Give the listing again exactly, omitting its images.
___ Given information ___
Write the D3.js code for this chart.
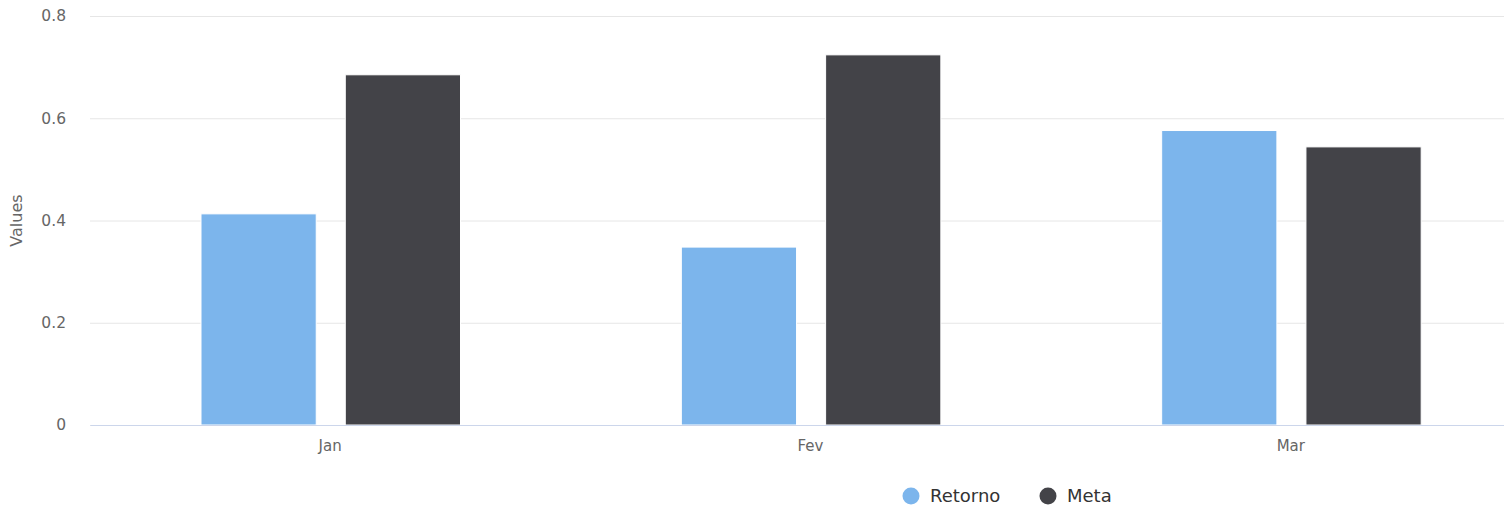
<!DOCTYPE html>
<html>
<head>
<meta charset="utf-8">
<script src="https://cdn.jsdelivr.net/npm/d3@7"></script>
<style>
  html, body { margin: 0; padding: 0; background: #fff; overflow: hidden; }
  svg { display: block; }
  svg text { font-family: "DejaVu Sans", "Lucida Grande", sans-serif; }
</style>
</head>
<body>
<div id="chart"></div>
<script>
const categories = ['Jan', 'Fev', 'Mar'];
const seriesNames = ['Retorno', 'Meta'];
const retorno = [0.413, 0.348, 0.576];
const meta = [0.685, 0.724, 0.544];
const yTicks = [0, 0.2, 0.4, 0.6, 0.8];
const colors = ['#7cb5ec', '#434348'];

const width = 1504;
const height = 513;
const plotLeft = 90;
const plotRight = 1531; // plot runs past the window edge, as in the original
const plotTop = 16;
const plotBottom = 425;

const dataset = categories.map((c, i) => ({cat: c, values: [retorno[i], meta[i]]}));

const svg = d3.select('#chart').append('svg')
    .attr('width', width)
    .attr('height', height);

const xScale = d3.scaleBand()
    .domain(categories)
    .range([plotLeft, plotRight]);

const inner = d3.scaleBand()
    .domain(seriesNames)
    .range([111, 370.5])
    .paddingInner(29 / 144);

const yScale = d3.scaleLinear()
    .domain([0, 0.8])
    .range([plotBottom, plotTop]);

// grid lines
const yAxis = d3.axisLeft(yScale)
    .tickValues(yTicks)
    .tickSize(-(width - plotLeft))
    .tickPadding(24)
    .tickFormat(d => d === 0 ? '0' : d3.format('.1f')(d));

const gy = svg.append('g')
    .attr('transform', `translate(${plotLeft}, 0)`)
    .call(yAxis);
gy.select('.domain').remove();
gy.selectAll('.tick line').attr('stroke', '#e6e6e6');
gy.selectAll('.tick text')
    .attr('fill', '#666666')
    .style('font-size', '15.5px');

svg.append('text')
    .attr('transform', `translate(22, ${(plotTop + plotBottom) / 2}) rotate(-90)`)
    .attr('text-anchor', 'middle')
    .attr('fill', '#666666')
    .style('font-size', '16px')
    .text('Values');

// bars
const groups = svg.selectAll('.group')
    .data(dataset)
    .enter()
    .append('g')
    .attr('transform', d => `translate(${xScale(d.cat)}, 0)`);

groups.selectAll('rect')
    .data(d => d.values.map((v, k) => ({name: seriesNames[k], value: v, k})))
    .enter()
    .append('rect')
    .attr('x', d => inner(d.name))
    .attr('y', d => yScale(d.value))
    .attr('width', inner.bandwidth())
    .attr('height', d => plotBottom - yScale(d.value))
    .attr('fill', d => colors[d.k])
    .attr('stroke', '#ffffff')
    .attr('stroke-width', 1);

// x axis
const xAxis = d3.axisBottom(xScale).tickSize(0).tickPadding(15);
const gx = svg.append('g')
    .attr('transform', `translate(0, ${plotBottom})`)
    .call(xAxis);
gx.select('.domain').attr('stroke', '#ccd6eb');
gx.selectAll('.tick text')
    .attr('fill', '#666666')
    .style('font-size', '15px');

// legend
const legendX = [911, 1048];
const legend = svg.selectAll('.legend')
    .data(seriesNames)
    .enter()
    .append('g')
    .attr('transform', (d, i) => `translate(${legendX[i]}, 496)`);
legend.append('circle')
    .attr('r', 8.5)
    .attr('fill', (d, i) => colors[i]);
legend.append('text')
    .attr('x', 19)
    .attr('dy', '0.35em')
    .attr('fill', '#333333')
    .style('font-size', '18px')
    .text(d => d);
</script>
</body>
</html>
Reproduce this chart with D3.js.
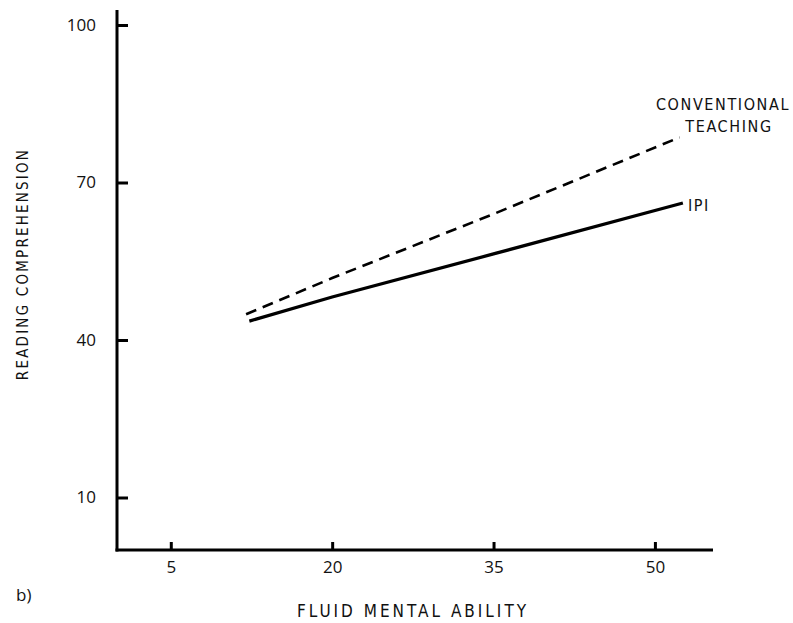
<!DOCTYPE html>
<html><head><meta charset="utf-8">
<script src="https://cdn.jsdelivr.net/npm/d3@7"></script>
<style>body{margin:0;background:#fff}svg{display:block}</style>
</head><body>
<script>
const xTicks = [5, 20, 35, 50];
const yTicks = [10, 40, 70, 100];
const ipiX = [12.3, 20, 35, 52.6];
const ipiY = [43.6, 48.2, 56.4, 66.1];
const convX = [12.0, 20, 35, 52.3];
const convY = [44.9, 51.8, 64.0, 78.6];
const seriesNames = ["IPI", "CONVENTIONAL TEACHING"];

const W = 793, H = 623;
const svg = d3.select("body").append("svg").attr("width", W).attr("height", H);
const x = d3.scaleLinear().domain([0, 55.4]).range([117, 713]);
const y = d3.scaleLinear().domain([0, 100]).range([550, 25]);
const labFont = "'DejaVu Sans Condensed','DejaVu Sans',sans-serif";
const numFont = "'Open Sans','DejaVu Sans',sans-serif";

// axes
const gx = svg.append("g").attr("transform", `translate(0,${y(0)})`)
  .call(d3.axisBottom(x).tickValues(xTicks).tickSize(-8).tickPadding(12).tickSizeOuter(0));
const gy = svg.append("g").attr("transform", `translate(${x(0)},0)`)
  .call(d3.axisLeft(y).tickValues(yTicks).tickSize(-11).tickPadding(21).tickSizeOuter(0));
[gx, gy].forEach(g => {
  g.select(".domain").remove();
  g.selectAll(".tick line").attr("stroke", "#000").attr("stroke-width", 3);
  g.selectAll(".tick text").attr("fill", "#111").style("font-family", numFont).style("font-size", "17px");
});
gx.selectAll(".tick text").attr("dy", "0.62em");
// axis lines
svg.append("line").attr("x1", x(0)).attr("x2", x(0)).attr("y1", 10).attr("y2", y(0) + 1.5)
  .attr("stroke", "#000").attr("stroke-width", 3);
svg.append("line").attr("x1", x(0) - 1.5).attr("x2", 713).attr("y1", y(0)).attr("y2", y(0))
  .attr("stroke", "#000").attr("stroke-width", 3);

const line = d3.line().x(d => x(d[0])).y(d => y(d[1]));
svg.append("path").datum(ipiX.map((v, i) => [v, ipiY[i]])).attr("d", line)
  .attr("fill", "none").attr("stroke", "#000").attr("stroke-width", 3.2);
svg.append("path").datum(convX.map((v, i) => [v, convY[i]])).attr("d", line)
  .attr("fill", "none").attr("stroke", "#000").attr("stroke-width", 2.6).attr("stroke-dasharray", "11,7");

// labels
const lab = (t, xx, yy, size, anchor, ls) => svg.append("text").text(t).attr("x", xx).attr("y", yy)
  .attr("text-anchor", anchor).attr("fill", "#111").style("font-family", labFont)
  .style("font-stretch", "condensed")
  .style("font-size", size + "px").style("letter-spacing", ls + "px");
lab("CONVENTIONAL", 723, 110, 16, "middle", 1.6);
lab("TEACHING", 729, 132, 16, "middle", 1.6);
lab(seriesNames[0], 688, 211, 16, "start", 1.6);
lab("FLUID MENTAL ABILITY", 413, 617, 17, "middle", 3);
svg.append("text").text("READING COMPREHENSION").attr("transform", "translate(28,264) rotate(-90)")
  .attr("text-anchor", "middle").attr("fill", "#111").style("font-family", labFont)
  .style("font-stretch", "condensed")
  .style("font-size", "15px").style("letter-spacing", "2.2px");
svg.append("text").text("b)").attr("x", 16).attr("y", 601).attr("fill", "#111")
  .style("font-family", numFont).style("font-size", "17px");
</script>
</body></html>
___
Final result>
Write the D3.js code for this chart.
<!DOCTYPE html>
<html>
<head>
<meta charset="utf-8">
<script src="https://cdn.jsdelivr.net/npm/d3@7"></script>
<style>
  html, body { margin: 0; padding: 0; background: #fff; overflow: hidden; }
  svg { display: block; }
  svg text { font-family: "DejaVu Sans", "Lucida Grande", sans-serif; }
</style>
</head>
<body>
<div id="chart"></div>
<script>
const categories = ['Jan', 'Fev', 'Mar'];
const seriesNames = ['Retorno', 'Meta'];
const retorno = [0.413, 0.348, 0.576];
const meta = [0.685, 0.724, 0.544];
const yTicks = [0, 0.2, 0.4, 0.6, 0.8];
const colors = ['#7cb5ec', '#434348'];

const width = 1504;
const height = 513;
const plotLeft = 90;
const plotRight = 1531; // plot runs past the window edge, as in the original
const plotTop = 16;
const plotBottom = 425;

const dataset = categories.map((c, i) => ({cat: c, values: [retorno[i], meta[i]]}));

const svg = d3.select('#chart').append('svg')
    .attr('width', width)
    .attr('height', height);

const xScale = d3.scaleBand()
    .domain(categories)
    .range([plotLeft, plotRight]);

const inner = d3.scaleBand()
    .domain(seriesNames)
    .range([111, 370.5])
    .paddingInner(29 / 144);

const yScale = d3.scaleLinear()
    .domain([0, 0.8])
    .range([plotBottom, plotTop]);

// grid lines
const yAxis = d3.axisLeft(yScale)
    .tickValues(yTicks)
    .tickSize(-(width - plotLeft))
    .tickPadding(24)
    .tickFormat(d => d === 0 ? '0' : d3.format('.1f')(d));

const gy = svg.append('g')
    .attr('transform', `translate(${plotLeft}, 0)`)
    .call(yAxis);
gy.select('.domain').remove();
gy.selectAll('.tick line').attr('stroke', '#e6e6e6');
gy.selectAll('.tick text')
    .attr('fill', '#666666')
    .style('font-size', '15.5px');

svg.append('text')
    .attr('transform', `translate(22, ${(plotTop + plotBottom) / 2}) rotate(-90)`)
    .attr('text-anchor', 'middle')
    .attr('fill', '#666666')
    .style('font-size', '16px')
    .text('Values');

// bars
const groups = svg.selectAll('.group')
    .data(dataset)
    .enter()
    .append('g')
    .attr('transform', d => `translate(${xScale(d.cat)}, 0)`);

groups.selectAll('rect')
    .data(d => d.values.map((v, k) => ({name: seriesNames[k], value: v, k})))
    .enter()
    .append('rect')
    .attr('x', d => inner(d.name))
    .attr('y', d => yScale(d.value))
    .attr('width', inner.bandwidth())
    .attr('height', d => plotBottom - yScale(d.value))
    .attr('fill', d => colors[d.k])
    .attr('stroke', '#ffffff')
    .attr('stroke-width', 1);

// x axis
const xAxis = d3.axisBottom(xScale).tickSize(0).tickPadding(15);
const gx = svg.append('g')
    .attr('transform', `translate(0, ${plotBottom})`)
    .call(xAxis);
gx.select('.domain').attr('stroke', '#ccd6eb');
gx.selectAll('.tick text')
    .attr('fill', '#666666')
    .style('font-size', '15px');

// legend
const legendX = [911, 1048];
const legend = svg.selectAll('.legend')
    .data(seriesNames)
    .enter()
    .append('g')
    .attr('transform', (d, i) => `translate(${legendX[i]}, 496)`);
legend.append('circle')
    .attr('r', 8.5)
    .attr('fill', (d, i) => colors[i]);
legend.append('text')
    .attr('x', 19)
    .attr('dy', '0.35em')
    .attr('fill', '#333333')
    .style('font-size', '18px')
    .text(d => d);
</script>
</body>
</html>
Reproduce this chart with D3.js.
<!DOCTYPE html>
<html><head><meta charset="utf-8">
<script src="https://cdn.jsdelivr.net/npm/d3@7"></script>
<style>body{margin:0;background:#fff}svg{display:block}</style>
</head><body>
<script>
const xTicks = [5, 20, 35, 50];
const yTicks = [10, 40, 70, 100];
const ipiX = [12.3, 20, 35, 52.6];
const ipiY = [43.6, 48.2, 56.4, 66.1];
const convX = [12.0, 20, 35, 52.3];
const convY = [44.9, 51.8, 64.0, 78.6];
const seriesNames = ["IPI", "CONVENTIONAL TEACHING"];

const W = 793, H = 623;
const svg = d3.select("body").append("svg").attr("width", W).attr("height", H);
const x = d3.scaleLinear().domain([0, 55.4]).range([117, 713]);
const y = d3.scaleLinear().domain([0, 100]).range([550, 25]);
const labFont = "'DejaVu Sans Condensed','DejaVu Sans',sans-serif";
const numFont = "'Open Sans','DejaVu Sans',sans-serif";

// axes
const gx = svg.append("g").attr("transform", `translate(0,${y(0)})`)
  .call(d3.axisBottom(x).tickValues(xTicks).tickSize(-8).tickPadding(12).tickSizeOuter(0));
const gy = svg.append("g").attr("transform", `translate(${x(0)},0)`)
  .call(d3.axisLeft(y).tickValues(yTicks).tickSize(-11).tickPadding(21).tickSizeOuter(0));
[gx, gy].forEach(g => {
  g.select(".domain").remove();
  g.selectAll(".tick line").attr("stroke", "#000").attr("stroke-width", 3);
  g.selectAll(".tick text").attr("fill", "#111").style("font-family", numFont).style("font-size", "17px");
});
gx.selectAll(".tick text").attr("dy", "0.62em");
// axis lines
svg.append("line").attr("x1", x(0)).attr("x2", x(0)).attr("y1", 10).attr("y2", y(0) + 1.5)
  .attr("stroke", "#000").attr("stroke-width", 3);
svg.append("line").attr("x1", x(0) - 1.5).attr("x2", 713).attr("y1", y(0)).attr("y2", y(0))
  .attr("stroke", "#000").attr("stroke-width", 3);

const line = d3.line().x(d => x(d[0])).y(d => y(d[1]));
svg.append("path").datum(ipiX.map((v, i) => [v, ipiY[i]])).attr("d", line)
  .attr("fill", "none").attr("stroke", "#000").attr("stroke-width", 3.2);
svg.append("path").datum(convX.map((v, i) => [v, convY[i]])).attr("d", line)
  .attr("fill", "none").attr("stroke", "#000").attr("stroke-width", 2.6).attr("stroke-dasharray", "11,7");

// labels
const lab = (t, xx, yy, size, anchor, ls) => svg.append("text").text(t).attr("x", xx).attr("y", yy)
  .attr("text-anchor", anchor).attr("fill", "#111").style("font-family", labFont)
  .style("font-stretch", "condensed")
  .style("font-size", size + "px").style("letter-spacing", ls + "px");
lab("CONVENTIONAL", 723, 110, 16, "middle", 1.6);
lab("TEACHING", 729, 132, 16, "middle", 1.6);
lab(seriesNames[0], 688, 211, 16, "start", 1.6);
lab("FLUID MENTAL ABILITY", 413, 617, 17, "middle", 3);
svg.append("text").text("READING COMPREHENSION").attr("transform", "translate(28,264) rotate(-90)")
  .attr("text-anchor", "middle").attr("fill", "#111").style("font-family", labFont)
  .style("font-stretch", "condensed")
  .style("font-size", "15px").style("letter-spacing", "2.2px");
svg.append("text").text("b)").attr("x", 16).attr("y", 601).attr("fill", "#111")
  .style("font-family", numFont).style("font-size", "17px");
</script>
</body></html>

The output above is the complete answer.